COLUMBIA COUNTY, Ga. – The first round of Georgia Milestones testing is now in the books, and state officials have released less than rosy results – as expected. Columbia County Assistant Superintendent Michele Sherman said districts are now assessing these scores. “We felt like we did well compared to the state so we were pleased with the results,” said Sherman. “We knew that we would feel it in two different ways. One, because the expectations were raised a little bit. And two, the difficulty of the test was also raised.”
The test was given for the first time this past spring. Students in grades 3 through 8 take an end-of-grade assessment, while high school students take an end-of-course assessment. One of the biggest changes is an additional performance level.
“We used to have three levels of proficiency – we did not meet, meets, and exceeds. And now they have divided that into four categories,” said Sherman.
Students now fall into beginning, developing, proficient, or distinguished learning categories. “If you look at proficient and above, those numbers seem to be a good bit lower. But you have to remember that that used to be three categories.”
It’s something Sherman said makes it easier to help notice which students need the most help.
“We used to call them bubble sores – these are kids that just barely passed. We were equally concerned about those students than those who didn’t and so we offered lots of extra support to those students. Now instead of us trying to figure out who those students are, the state has created another level for us.”
Many of those students will fall into the ‘proficient learning’ level. “Even though the developing learner may not be exactly where we want them, we know they’re making progress and they’re on the road to proficiency – which is different from the beginning learner who really might need some remediation or enrichment support to get them to where they need to be.”
Reading, English Language Arts (ELA), and writing have also been composed into one ELA assessment on Georgia Milestones, which Sherman said had a negative impact on that score. “Now when you look at the scores, it appears they’re much lower than they used to be when they look at only reading.”
She says the Georgia Milestones is more rigorous – focusing more on critical thinking skills in language arts and math.
“In the past, in math for example, it may have been heavier in computation.
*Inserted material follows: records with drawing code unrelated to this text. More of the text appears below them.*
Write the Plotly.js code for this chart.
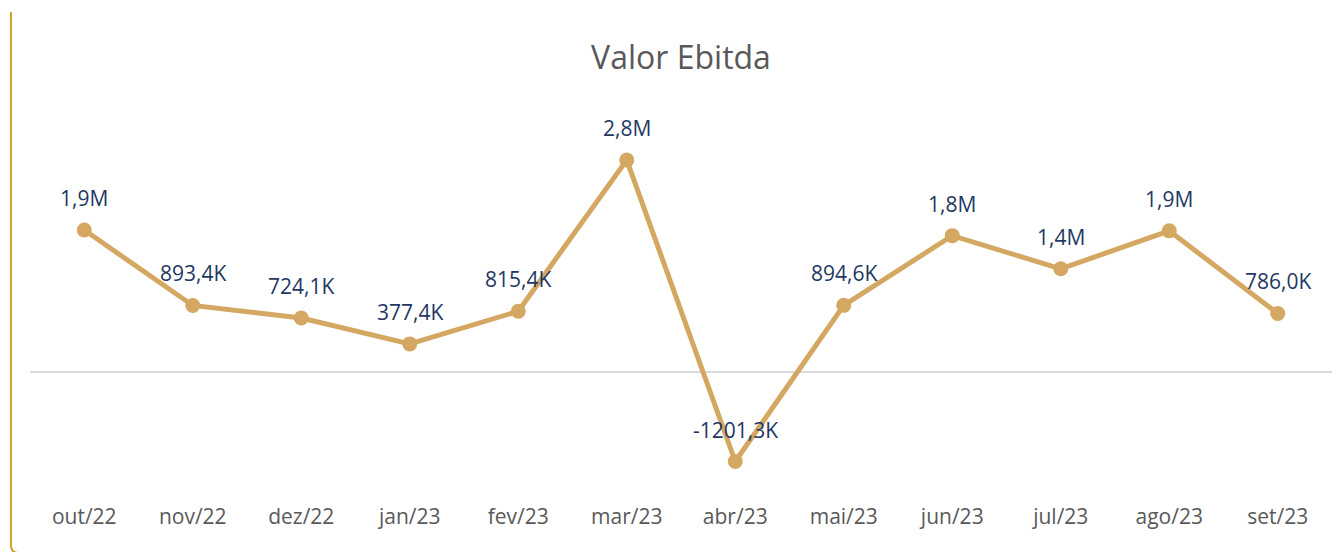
<!DOCTYPE html>
<html>
<head>
<meta charset="utf-8">
<script src="https://cdn.plot.ly/plotly-3.0.1.min.js"></script>
<style>
html,body{margin:0;padding:0;background:#fff;overflow:hidden;}
#frame{position:absolute;left:10px;top:12px;width:2000px;height:540px;border-left:2px solid #D1A227;border-bottom:2px solid #D1A227;border-bottom-left-radius:8px;pointer-events:none;}
#chart{position:absolute;left:0;top:0;width:1344px;height:552px;}
</style>
</head>
<body>
<div id="chart"></div>
<div id="frame"></div>
<script>
const months = ["out/22","nov/22","dez/22","jan/23","fev/23","mar/23","abr/23","mai/23","jun/23","jul/23","ago/23","set/23"];
const ebitdaK = [1906, 893.4, 724.1, 377.4, 815.4, 2845, -1201.3, 894.6, 1830, 1385, 1895, 786.0];
const labels = ["1,9M","893,4K","724,1K","377,4K","815,4K","2,8M","-1201,3K","894,6K","1,8M","1,4M","1,9M","786,0K"];

const lineColor = "#D4A862";
const labelColor = "#1F3864";
const FONT = "Open Sans, Liberation Sans, sans-serif";

const trace = {
  x: months,
  y: ebitdaK,
  type: "scatter",
  mode: "lines+markers",
  line: {color: lineColor, width: 5},
  marker: {color: lineColor, size: 15},
  hoverinfo: "skip",
  cliponaxis: false
};

const annotations = months.map((m, i) => ({
  x: m, y: ebitdaK[i], xref: "x", yref: "y",
  text: labels[i], showarrow: false, yshift: 32, yanchor: "middle",
  font: {family: FONT, size: 21, color: labelColor}
}));

const layout = {
  width: 1344, height: 552,
  margin: {l: 30, r: 12, t: 100, b: 52},
  paper_bgcolor: "rgba(0,0,0,0)",
  plot_bgcolor: "rgba(0,0,0,0)",
  showlegend: false,
  title: {text: "Valor Ebitda", x: 0.5, xref: "paper", y: 0.895, yref: "container", yanchor: "middle",
          font: {family: FONT, size: 32, color: "#595959"}},
  xaxis: {type: "category", range: [-0.5, 11.5], showgrid: false, zeroline: false, showline: false,
          ticks: "", ticklabelstandoff: 2,
          tickfont: {family: FONT, size: 21, color: "#595959"}, fixedrange: true},
  yaxis: {range: [-1718, 3651], showgrid: false, zeroline: true, zerolinecolor: "#D9D9D9", zerolinewidth: 2,
          showticklabels: false, ticks: "", showline: false, fixedrange: true},
  annotations: annotations
};

Plotly.newPlot("chart", [trace], layout, {displayModeBar: false, staticPlot: true});
</script>
</body>
</html>
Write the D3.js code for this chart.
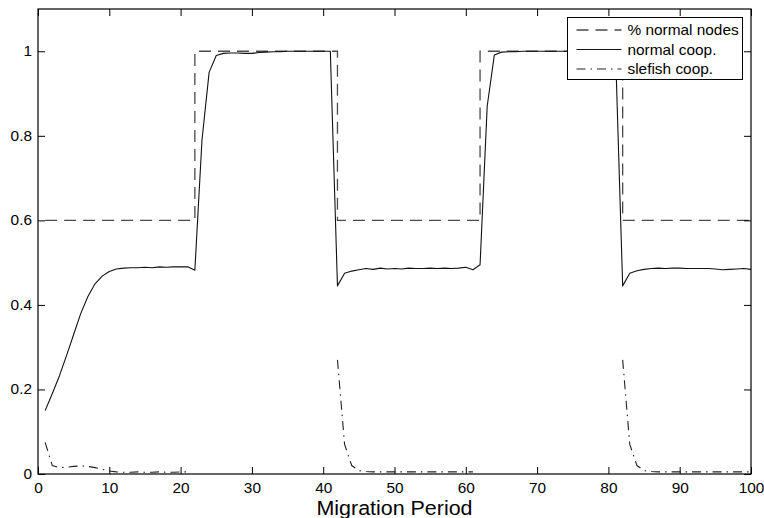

Now the word problems are really beyond simple word problems and they’re usually multi-step, two part.”
Now the focus is on how to improve scores next year and make students better prepared for life after leaving the school system.
“In today’s world of written communication that if we don’t empower our students to become solid writers that they will struggle when they leave us,” said Sherman.
“These results show a lower level of student proficiency than Georgians are used to seeing, but that does not mean Georgia students know less or that teachers are not doing a great job – it means they’ve been asked to clear a higher bar,” State School Superintendent Richard Woods said. “Our previous assessment, the CRCT, set some of the lowest expectations for student proficiency in the nation, and that cannot continue. Georgia Milestones sets higher standards for our students and evens the playing field with the rest of the nation – and that’s essential if our students are going to succeed in college and their chosen careers, both of which are nationally competitive arenas. We will continue to increase our supports for both students and teachers to ensure this test is more meaningful for all involved.”